The Dukes of Marlborough, England
One of the most famous and powerful aristocratic families of the Renaissance in England is that of the Dukes of Marlborough. This noble lineage holds a prominent place in the history of England's aristocracy, yet it was a relative newcomer to the nobility. Unlike many of the English aristocratic families that hailed from the Middle Ages or even earlier, the Duchy of Marlborough was created in the 18th century. It began as a gift from Queen Anne, to one of her favourite military leaders, John Churchill, in 1702. The duchy was recreated from a previous noble line of earls that had died out in the 17th century.
The new Duke's favour with the queen was no doubt assisted when he married one of her favourite courtiers. The couple went on to have numerous children that themselves married into prominent aristocratic families, further enhancing the power and influence of the Marlborough line. One of the best testimonies of Queen Anne's devotion to the first Duke and his wife was her support and financial aid in establishing their family seat, the magnificent Blenheim Palace, the only non-royal residence in England to bear the status of palace.

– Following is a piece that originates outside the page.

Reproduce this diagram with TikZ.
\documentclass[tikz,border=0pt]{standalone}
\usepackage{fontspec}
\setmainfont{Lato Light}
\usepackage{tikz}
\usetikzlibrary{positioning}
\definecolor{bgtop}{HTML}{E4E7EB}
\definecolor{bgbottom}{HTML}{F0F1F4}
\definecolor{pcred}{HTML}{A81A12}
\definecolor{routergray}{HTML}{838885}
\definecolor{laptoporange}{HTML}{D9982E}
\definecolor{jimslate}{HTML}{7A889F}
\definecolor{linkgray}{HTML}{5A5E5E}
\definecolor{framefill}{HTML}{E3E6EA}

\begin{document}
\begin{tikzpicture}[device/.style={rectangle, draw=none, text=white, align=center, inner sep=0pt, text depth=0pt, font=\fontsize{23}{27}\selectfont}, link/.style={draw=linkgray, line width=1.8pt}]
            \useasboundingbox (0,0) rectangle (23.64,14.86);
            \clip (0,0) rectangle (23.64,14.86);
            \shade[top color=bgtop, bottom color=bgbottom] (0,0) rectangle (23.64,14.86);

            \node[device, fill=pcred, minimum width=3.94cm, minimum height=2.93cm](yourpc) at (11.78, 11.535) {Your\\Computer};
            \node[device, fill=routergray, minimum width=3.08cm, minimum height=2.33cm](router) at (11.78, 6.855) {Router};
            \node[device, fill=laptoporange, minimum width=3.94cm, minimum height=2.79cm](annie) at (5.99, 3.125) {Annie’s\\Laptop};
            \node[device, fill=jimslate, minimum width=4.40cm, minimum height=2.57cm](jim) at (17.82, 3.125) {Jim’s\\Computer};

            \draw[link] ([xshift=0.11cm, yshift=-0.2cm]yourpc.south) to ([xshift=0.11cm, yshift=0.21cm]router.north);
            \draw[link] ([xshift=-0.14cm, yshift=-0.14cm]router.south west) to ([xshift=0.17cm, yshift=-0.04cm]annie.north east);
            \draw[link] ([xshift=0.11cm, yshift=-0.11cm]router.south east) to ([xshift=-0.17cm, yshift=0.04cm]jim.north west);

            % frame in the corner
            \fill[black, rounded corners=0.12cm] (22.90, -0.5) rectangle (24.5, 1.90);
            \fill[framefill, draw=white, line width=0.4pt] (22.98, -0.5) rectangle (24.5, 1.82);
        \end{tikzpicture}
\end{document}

History reveals that the Queen did eventually grow tired of the expense of funding Blenheim Palace which ran to many thousands of pounds, an incredible fortune at the time. Yet, the resulting palace secured the place of the Dukes of Marlborough as one of the most famous and influential of English nobility during the Renaissance. The Churchill line also proved to be an enduring noble family, with notable descendants including Sir Winston Churchill and the Spencer-Churchill family that gave England one of its most-loved modern Princesses, the erstwhile Lady Diana Spencer who went on to become Princess of Wales.
These noble families were no doubt at the forefront of the seismic cultural shifts brought about by the Renaissance. And while each family line and noble title has its own unique story to tell, they share a common thread within the rich tapestry of power, influence and legend that identified the aristocracy of the Renaissance.